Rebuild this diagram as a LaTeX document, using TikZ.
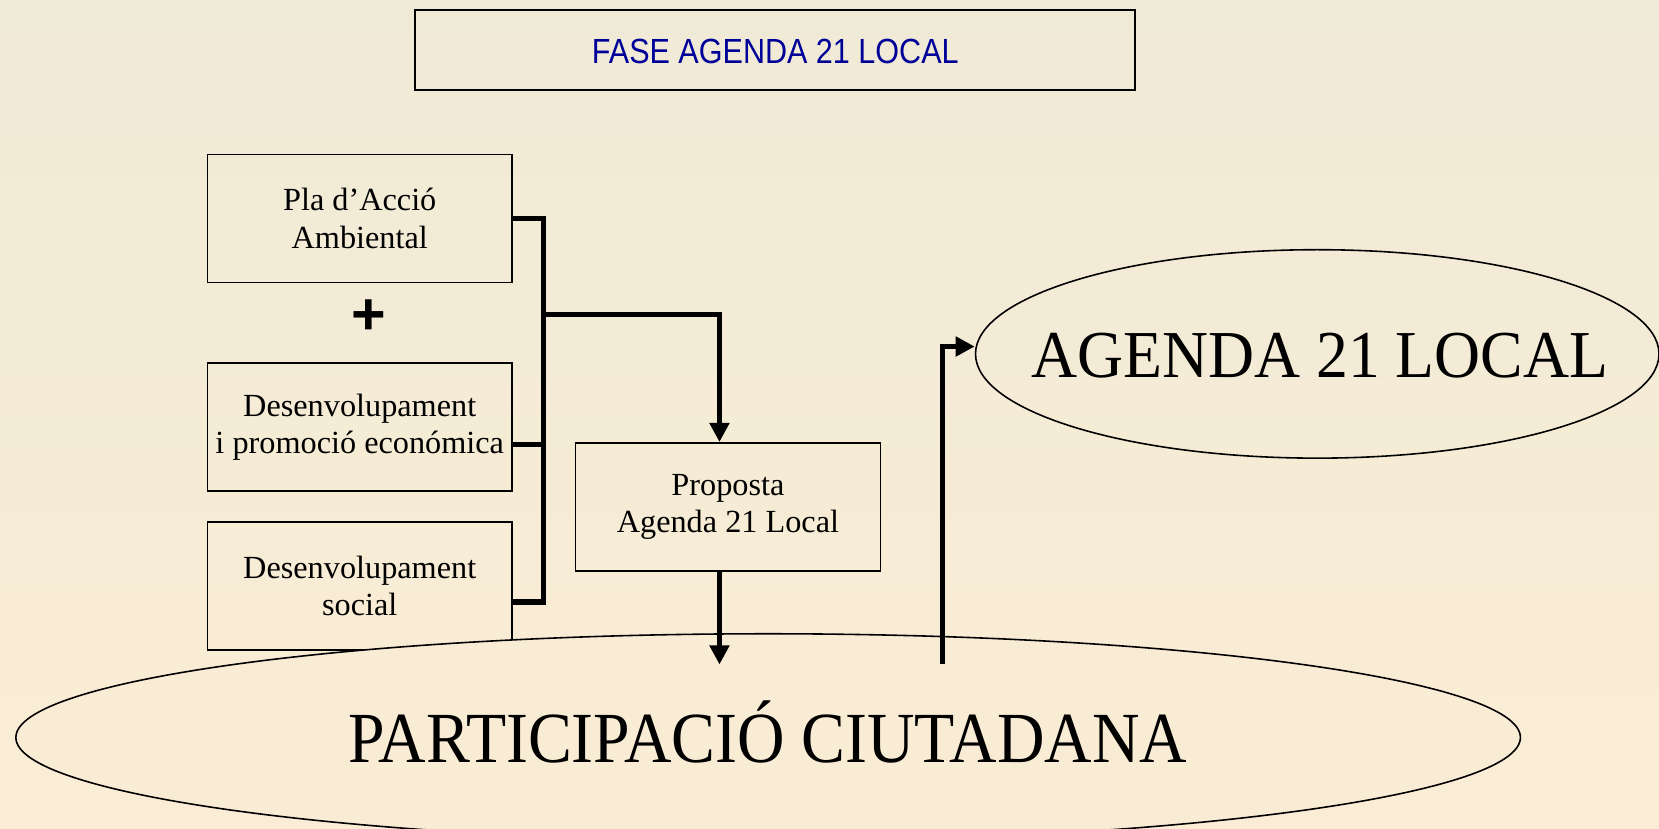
\documentclass[tikz,border=0pt]{standalone}
\usepackage{fontspec}
\setmainfont{Liberation Serif}
\newfontfamily\arialfont{Liberation Sans}
\usetikzlibrary{arrows.meta,shapes.geometric}
\definecolor{bgtop}{RGB}{239,234,214}
\definecolor{bgbot}{RGB}{251,237,213}
\definecolor{bgmid}{RGB}{249,236,213}
\definecolor{titleblue}{RGB}{0,0,153}
\begin{document}
\begin{tikzpicture}[x=0.5pt,y=-0.5pt,
  boxnode/.style={draw=black,line width=0.75pt,minimum width=144pt,minimum height=60.5pt,inner sep=0pt,align=center,font=\fontsize{15.25}{17.6}\selectfont},
  flow/.style={line width=2.4pt,line join=miter},
  flowarrow/.style={flow,-{Triangle[length=9pt,width=9pt]}},
  bigell/.style={ellipse,draw=black,line width=0.75pt,inner sep=0pt},
  bigtext/.style={inner sep=0pt,anchor=base}
  ]
\shade[top color=bgtop,bottom color=bgbot] (0,0) rectangle (1568,782.6);
\useasboundingbox (0,0) rectangle (1568,782.6);

% title
\node[draw=black,line width=1pt,inner sep=0pt,text height=25.25pt,text depth=12.5pt,
      minimum width=340.25pt,text=titleblue,font=\arialfont\fontsize{16.5}{16.5}\selectfont]
      (title) at (732.75,47.25) {\scalebox{0.875}[1]{FASE AGENDA 21 LOCAL}};

% boxes
\node[boxnode] (pla) at (340,206.5) {Pla d’Acció\\Ambiental};
\node[font=\arialfont\bfseries\fontsize{28}{28}\selectfont,inner sep=0pt] (plus) at (348.5,299.5) {+};
\node[boxnode] (des) at (340,403.5) {Desenvolupament\\i promoció económica};
\node[boxnode] (soc) at (340,554) {Desenvolupament\\social};
\node[boxnode] (prop) at (688,479) {Proposta\\Agenda 21 Local};

% ellipses
\node[bigell,fill=bgmid,minimum width=711pt,minimum height=98pt] (part) at (726,697) {};
\node[bigtext,font=\fontsize{34}{34}\selectfont] (parttext) at (725.5,721)
      {\scalebox{0.914}[1]{PARTICIPACIÓ CIUTADANA}};
\node[bigell,minimum width=323pt,minimum height=98.5pt] (agenda) at (1245,334.5) {};
\node[bigtext,font=\fontsize{31.7}{31.7}\selectfont] (agendatext) at (1247.5,357)
      {\scalebox{0.95}[1]{AGENDA 21 LOCAL}};

% connector coordinates
\coordinate (busTop) at (514,206.5);
\coordinate (busMid) at (514,420);
\coordinate (busBot) at (514,569);
\coordinate (busBr) at (514,297);
\coordinate (brTurn) at (680,297);
\coordinate (pdown) at (680,628);
\coordinate (lupB) at (891,628);
\coordinate (lupT) at (891,327.5);

\draw[flow] (pla.east) -- (busTop) -- (busBot) -- (soc.east |- busBot);
\draw[flow] (des.east |- busMid) -- (busMid);
\draw[flowarrow] (busBr) -- (brTurn) -- (brTurn |- prop.north);
\draw[flowarrow] (prop.south -| brTurn) -- (pdown);
\draw[flowarrow] (lupB) -- (lupT) -- (agenda.west |- lupT);
\end{tikzpicture}
\end{document}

□ □ □

* _Set exercise_:
All of the data above should be transcribed verbatim, with pictures omitted.

* _Solution to this problem_:
Rebuild this diagram as a LaTeX document, using TikZ.
\documentclass[tikz,border=0pt]{standalone}
\usepackage{fontspec}
\setmainfont{Liberation Serif}
\newfontfamily\arialfont{Liberation Sans}
\usetikzlibrary{arrows.meta,shapes.geometric}
\definecolor{bgtop}{RGB}{239,234,214}
\definecolor{bgbot}{RGB}{251,237,213}
\definecolor{bgmid}{RGB}{249,236,213}
\definecolor{titleblue}{RGB}{0,0,153}
\begin{document}
\begin{tikzpicture}[x=0.5pt,y=-0.5pt,
  boxnode/.style={draw=black,line width=0.75pt,minimum width=144pt,minimum height=60.5pt,inner sep=0pt,align=center,font=\fontsize{15.25}{17.6}\selectfont},
  flow/.style={line width=2.4pt,line join=miter},
  flowarrow/.style={flow,-{Triangle[length=9pt,width=9pt]}},
  bigell/.style={ellipse,draw=black,line width=0.75pt,inner sep=0pt},
  bigtext/.style={inner sep=0pt,anchor=base}
  ]
\shade[top color=bgtop,bottom color=bgbot] (0,0) rectangle (1568,782.6);
\useasboundingbox (0,0) rectangle (1568,782.6);

% title
\node[draw=black,line width=1pt,inner sep=0pt,text height=25.25pt,text depth=12.5pt,
      minimum width=340.25pt,text=titleblue,font=\arialfont\fontsize{16.5}{16.5}\selectfont]
      (title) at (732.75,47.25) {\scalebox{0.875}[1]{FASE AGENDA 21 LOCAL}};

% boxes
\node[boxnode] (pla) at (340,206.5) {Pla d’Acció\\Ambiental};
\node[font=\arialfont\bfseries\fontsize{28}{28}\selectfont,inner sep=0pt] (plus) at (348.5,299.5) {+};
\node[boxnode] (des) at (340,403.5) {Desenvolupament\\i promoció económica};
\node[boxnode] (soc) at (340,554) {Desenvolupament\\social};
\node[boxnode] (prop) at (688,479) {Proposta\\Agenda 21 Local};

% ellipses
\node[bigell,fill=bgmid,minimum width=711pt,minimum height=98pt] (part) at (726,697) {};
\node[bigtext,font=\fontsize{34}{34}\selectfont] (parttext) at (725.5,721)
      {\scalebox{0.914}[1]{PARTICIPACIÓ CIUTADANA}};
\node[bigell,minimum width=323pt,minimum height=98.5pt] (agenda) at (1245,334.5) {};
\node[bigtext,font=\fontsize{31.7}{31.7}\selectfont] (agendatext) at (1247.5,357)
      {\scalebox{0.95}[1]{AGENDA 21 LOCAL}};

% connector coordinates
\coordinate (busTop) at (514,206.5);
\coordinate (busMid) at (514,420);
\coordinate (busBot) at (514,569);
\coordinate (busBr) at (514,297);
\coordinate (brTurn) at (680,297);
\coordinate (pdown) at (680,628);
\coordinate (lupB) at (891,628);
\coordinate (lupT) at (891,327.5);

\draw[flow] (pla.east) -- (busTop) -- (busBot) -- (soc.east |- busBot);
\draw[flow] (des.east |- busMid) -- (busMid);
\draw[flowarrow] (busBr) -- (brTurn) -- (brTurn |- prop.north);
\draw[flowarrow] (prop.south -| brTurn) -- (pdown);
\draw[flowarrow] (lupB) -- (lupT) -- (agenda.west |- lupT);
\end{tikzpicture}
\end{document}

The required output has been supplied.